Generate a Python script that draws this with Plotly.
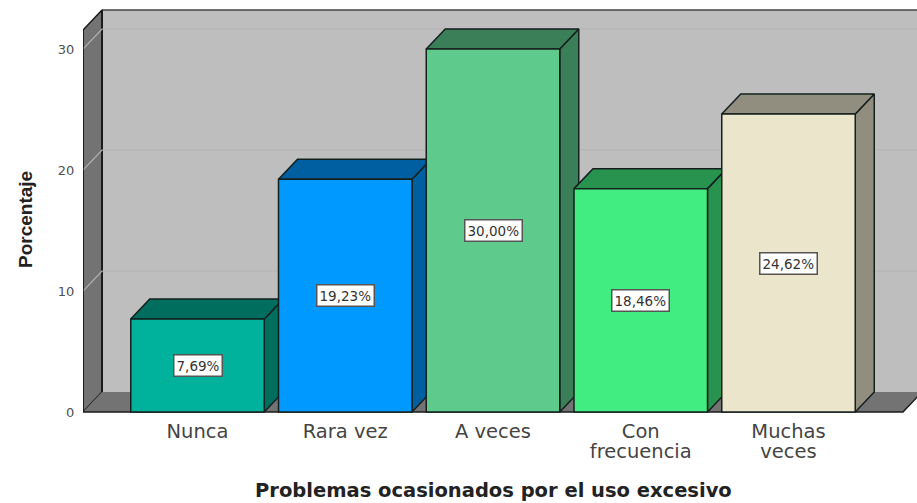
import plotly.graph_objects as go

labels_line1 = ["Nunca", "Rara vez", "A veces", "Con", "Muchas"]
labels_line2 = ["", "", "", "frecuencia", "veces"]
values = [7.69, 19.23, 30.00, 18.46, 24.62]
front_colors = ["#00B29B", "#0099FF", "#5ECB8C", "#41EC80", "#EBE5CC"]
side_colors = ["#006E5F", "#005FA0", "#3A7F57", "#28934F", "#928E7F"]
y_ticks = [0, 10, 20, 30]

W, H = 917, 503
PX_X, PX_Y = 147.75, 12.1
L, T, B = 83, 8, 89
DX, DY = 19 / PX_X, 20 / PX_Y
BAR_W = 133.5 / PX_X
X0 = (L - 197.5) / PX_X
X1 = (W - 197.5) / PX_X
Y0 = -2 / PX_Y
Y1 = (412 - T) / PX_Y
WALL_TOP = (412 - 10) / PX_Y - DY
FLOOR_R = (903 - 197.5) / PX_X
EDGE = "#14201E"
idx = list(range(len(values)))
CLEAR = "rgba(0,0,0,0)"

fig = go.Figure()


def poly(xs, ys, fill, line=EDGE, lw=1.5):
    fig.add_trace(go.Scatter(x=xs, y=ys, mode="lines", fill="toself", fillcolor=fill,
                             line=dict(color=line, width=lw), hoverinfo="skip", showlegend=False))


def seg(xs, ys, color, lw=1.5):
    fig.add_trace(go.Scatter(x=xs, y=ys, mode="lines", line=dict(color=color, width=lw),
                             hoverinfo="skip", showlegend=False))


# walls and floor
back_l = X0 + DX
poly([back_l, X1 + 1, X1 + 1, back_l, back_l], [DY, DY, WALL_TOP + DY, WALL_TOP + DY, DY], "#BEBEBE", "#BEBEBE", 0)
poly([X0, back_l, back_l, X0, X0], [0, DY, WALL_TOP + DY, WALL_TOP, 0], "#737373", "#1A1A1A", 1.5)
poly([X0, back_l, FLOOR_R + DX, FLOOR_R, X0], [0, DY, DY, 0, 0], "#737373", "#737373", 0)
seg([back_l, X1], [WALL_TOP + DY, WALL_TOP + DY], "#444444", 1.5)
seg([back_l, back_l], [DY, WALL_TOP + DY], "#1A1A1A", 2)
seg([X0, FLOOR_R, FLOOR_R + DX], [0, 0, DY], "#1A1A1A", 1.5)
for t in y_ticks[1:]:
    seg([X0, back_l, X1], [t, t + DY, t + DY], "#B2B2B2", 1.2)
seg([X0, X0], [0, WALL_TOP], "#1A1A1A", 1.5)

# bar depth faces
for i, v, c in zip(idx, values, side_colors):
    r = i + BAR_W / 2
    l = i - BAR_W / 2
    poly([r, r + DX, r + DX, r, r], [0, DY, v + DY, v, 0], c)
    poly([l, l + DX, r + DX, r, l], [v, v + DY, v + DY, v, v], c)

# bar front faces, on an overlaid axis pair so they cover the depth faces
fig.add_trace(go.Bar(x=idx, y=values, width=BAR_W, xaxis="x2", yaxis="y2", showlegend=False,
                     marker=dict(color=front_colors, line=dict(color=EDGE, width=1.5))))

for i, v in zip(idx, values):
    fig.add_annotation(x=i, y=v / 2, xref="x2", yref="y2",
                       text=f"{v:.2f}%".replace(".", ","), showarrow=False,
                       font=dict(family="DejaVu Sans", size=13.5, color="#333333"),
                       bgcolor="white", bordercolor="#555555", borderwidth=1.5, borderpad=2)

PAPER_X = lambda px: (px - L) / (W - L)
PAPER_Y = lambda py: (H - B - py) / (H - B - T)
fig.add_annotation(x=PAPER_X(493.5), y=PAPER_Y(490), xref="paper", yref="paper", showarrow=False,
                   xanchor="center", yanchor="middle",
                   text="<b>Problemas ocasionados por el uso excesivo</b>",
                   font=dict(family="DejaVu Sans", size=19.5, color="#222222"))
fig.add_annotation(x=PAPER_X(25), y=PAPER_Y(220), xref="paper", yref="paper", showarrow=False, textangle=-90,
                   xanchor="center", yanchor="middle",
                   text="<b>Porcentaje</b>",
                   font=dict(family="Liberation Sans", size=19, color="#222222"))

fig.update_layout(
    width=W, height=H, margin=dict(l=L, r=0, t=T, b=B, autoexpand=False),
    paper_bgcolor="white", plot_bgcolor="white", showlegend=False,
    xaxis=dict(range=[X0, X1], tickmode="array", tickvals=idx, ticktext=labels_line1,
               showgrid=False, zeroline=False, showline=False, ticks="outside", ticklen=0, tickcolor=CLEAR,
               tickfont=dict(family="DejaVu Sans", size=19.5, color="#444444")),
    yaxis=dict(range=[Y0, Y1], tickmode="array", tickvals=y_ticks, ticktext=[str(t) for t in y_ticks],
               showgrid=False, zeroline=False, showline=False, ticks="outside", ticklen=5, tickcolor=CLEAR,
               tickfont=dict(family="DejaVu Sans", size=13, color="#505050")),
    xaxis2=dict(range=[X0, X1], overlaying="x", side="bottom", tickmode="array", tickvals=idx, ticktext=labels_line2,
                showgrid=False, zeroline=False, showline=False, ticks="outside", ticklen=20, tickcolor=CLEAR,
                tickfont=dict(family="DejaVu Sans", size=19.5, color="#444444")),
    yaxis2=dict(range=[Y0, Y1], overlaying="y", visible=False),
)
fig.write_html("out.html", config={"displayModeBar": False}, post_script="document.body.style.margin='0';")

§ GIVEN REQUEST:
Please set down each line of the data above exactly as written, without the pictures.

§ EXERCISE ANSWER:
Generate a Python script that draws this with Plotly.
import plotly.graph_objects as go

labels_line1 = ["Nunca", "Rara vez", "A veces", "Con", "Muchas"]
labels_line2 = ["", "", "", "frecuencia", "veces"]
values = [7.69, 19.23, 30.00, 18.46, 24.62]
front_colors = ["#00B29B", "#0099FF", "#5ECB8C", "#41EC80", "#EBE5CC"]
side_colors = ["#006E5F", "#005FA0", "#3A7F57", "#28934F", "#928E7F"]
y_ticks = [0, 10, 20, 30]

W, H = 917, 503
PX_X, PX_Y = 147.75, 12.1
L, T, B = 83, 8, 89
DX, DY = 19 / PX_X, 20 / PX_Y
BAR_W = 133.5 / PX_X
X0 = (L - 197.5) / PX_X
X1 = (W - 197.5) / PX_X
Y0 = -2 / PX_Y
Y1 = (412 - T) / PX_Y
WALL_TOP = (412 - 10) / PX_Y - DY
FLOOR_R = (903 - 197.5) / PX_X
EDGE = "#14201E"
idx = list(range(len(values)))
CLEAR = "rgba(0,0,0,0)"

fig = go.Figure()


def poly(xs, ys, fill, line=EDGE, lw=1.5):
    fig.add_trace(go.Scatter(x=xs, y=ys, mode="lines", fill="toself", fillcolor=fill,
                             line=dict(color=line, width=lw), hoverinfo="skip", showlegend=False))


def seg(xs, ys, color, lw=1.5):
    fig.add_trace(go.Scatter(x=xs, y=ys, mode="lines", line=dict(color=color, width=lw),
                             hoverinfo="skip", showlegend=False))


# walls and floor
back_l = X0 + DX
poly([back_l, X1 + 1, X1 + 1, back_l, back_l], [DY, DY, WALL_TOP + DY, WALL_TOP + DY, DY], "#BEBEBE", "#BEBEBE", 0)
poly([X0, back_l, back_l, X0, X0], [0, DY, WALL_TOP + DY, WALL_TOP, 0], "#737373", "#1A1A1A", 1.5)
poly([X0, back_l, FLOOR_R + DX, FLOOR_R, X0], [0, DY, DY, 0, 0], "#737373", "#737373", 0)
seg([back_l, X1], [WALL_TOP + DY, WALL_TOP + DY], "#444444", 1.5)
seg([back_l, back_l], [DY, WALL_TOP + DY], "#1A1A1A", 2)
seg([X0, FLOOR_R, FLOOR_R + DX], [0, 0, DY], "#1A1A1A", 1.5)
for t in y_ticks[1:]:
    seg([X0, back_l, X1], [t, t + DY, t + DY], "#B2B2B2", 1.2)
seg([X0, X0], [0, WALL_TOP], "#1A1A1A", 1.5)

# bar depth faces
for i, v, c in zip(idx, values, side_colors):
    r = i + BAR_W / 2
    l = i - BAR_W / 2
    poly([r, r + DX, r + DX, r, r], [0, DY, v + DY, v, 0], c)
    poly([l, l + DX, r + DX, r, l], [v, v + DY, v + DY, v, v], c)

# bar front faces, on an overlaid axis pair so they cover the depth faces
fig.add_trace(go.Bar(x=idx, y=values, width=BAR_W, xaxis="x2", yaxis="y2", showlegend=False,
                     marker=dict(color=front_colors, line=dict(color=EDGE, width=1.5))))

for i, v in zip(idx, values):
    fig.add_annotation(x=i, y=v / 2, xref="x2", yref="y2",
                       text=f"{v:.2f}%".replace(".", ","), showarrow=False,
                       font=dict(family="DejaVu Sans", size=13.5, color="#333333"),
                       bgcolor="white", bordercolor="#555555", borderwidth=1.5, borderpad=2)

PAPER_X = lambda px: (px - L) / (W - L)
PAPER_Y = lambda py: (H - B - py) / (H - B - T)
fig.add_annotation(x=PAPER_X(493.5), y=PAPER_Y(490), xref="paper", yref="paper", showarrow=False,
                   xanchor="center", yanchor="middle",
                   text="<b>Problemas ocasionados por el uso excesivo</b>",
                   font=dict(family="DejaVu Sans", size=19.5, color="#222222"))
fig.add_annotation(x=PAPER_X(25), y=PAPER_Y(220), xref="paper", yref="paper", showarrow=False, textangle=-90,
                   xanchor="center", yanchor="middle",
                   text="<b>Porcentaje</b>",
                   font=dict(family="Liberation Sans", size=19, color="#222222"))

fig.update_layout(
    width=W, height=H, margin=dict(l=L, r=0, t=T, b=B, autoexpand=False),
    paper_bgcolor="white", plot_bgcolor="white", showlegend=False,
    xaxis=dict(range=[X0, X1], tickmode="array", tickvals=idx, ticktext=labels_line1,
               showgrid=False, zeroline=False, showline=False, ticks="outside", ticklen=0, tickcolor=CLEAR,
               tickfont=dict(family="DejaVu Sans", size=19.5, color="#444444")),
    yaxis=dict(range=[Y0, Y1], tickmode="array", tickvals=y_ticks, ticktext=[str(t) for t in y_ticks],
               showgrid=False, zeroline=False, showline=False, ticks="outside", ticklen=5, tickcolor=CLEAR,
               tickfont=dict(family="DejaVu Sans", size=13, color="#505050")),
    xaxis2=dict(range=[X0, X1], overlaying="x", side="bottom", tickmode="array", tickvals=idx, ticktext=labels_line2,
                showgrid=False, zeroline=False, showline=False, ticks="outside", ticklen=20, tickcolor=CLEAR,
                tickfont=dict(family="DejaVu Sans", size=19.5, color="#444444")),
    yaxis2=dict(range=[Y0, Y1], overlaying="y", visible=False),
)
fig.write_html("out.html", config={"displayModeBar": False}, post_script="document.body.style.margin='0';")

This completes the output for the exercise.